After squeezing the well with scale inhibitor, field samples are normally collected from the produced brine to monitor the squeeze treatment lifetime, resulting in a return concentration profile. This profile is typically used to derive a field-representative isotherm by history matching the return concentration data. This field isotherm is then used to predict the lifetime and to optimize the subsequent treatments in the well. However, isotherm history matching is an inverse problem, and its solution might be non-unique. Hence, multiple isotherms may be identified that satisfy the data-match criteria reasonably well, causing prediction uncertainty for the next squeeze treatments. Ignoring this feature and selecting just one single isotherm out of a whole range of the plausible solutions may result in a poor-quality lifetime prediction based on the model. The main objective in this work is to evaluate the non-uniqueness of the isotherm history matching and to illustrate its effect on designing the subsequent treatments.

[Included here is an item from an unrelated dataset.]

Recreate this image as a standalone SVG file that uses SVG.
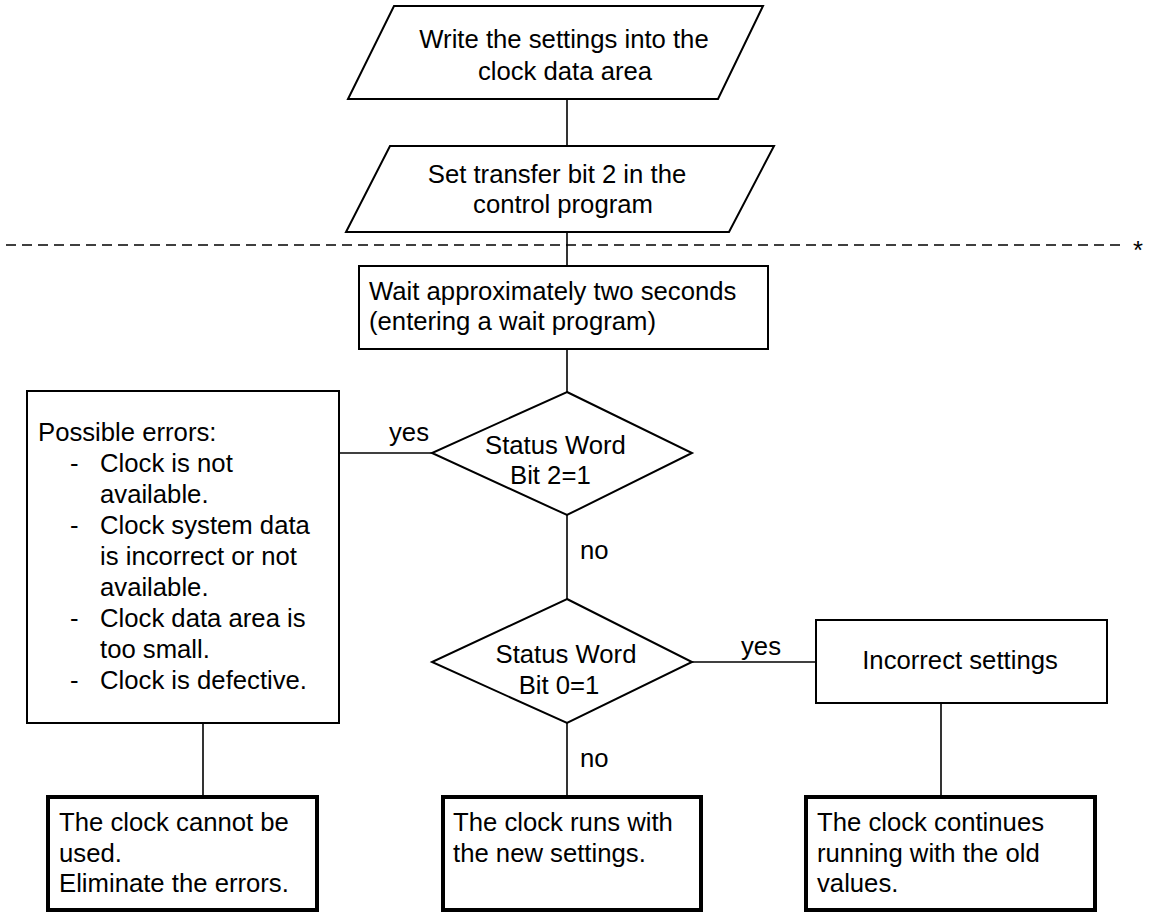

Four synthetic cases were considered, and the SI concentration return profile was produced for each case to demonstrate the non-uniqueness nature of the problem. Moreover, to represent the field conditions more closely, randomly generated synthetic noise was also added to the profiles. In practice, the noise may come from the errors in sampling/analyzing or from the reservoir heterogeneity. A real field case was also considered with the field data available for two subsequent squeeze treatments. A sensitivity study was conducted to show the degree of uncertainty in the lifetime prediction for a variety range of squeeze designs, using several isotherms matching the return profile. The systematic method proposed in this manuscript assists in the isotherm history matching, leading to a more accurate squeeze lifetime prediction.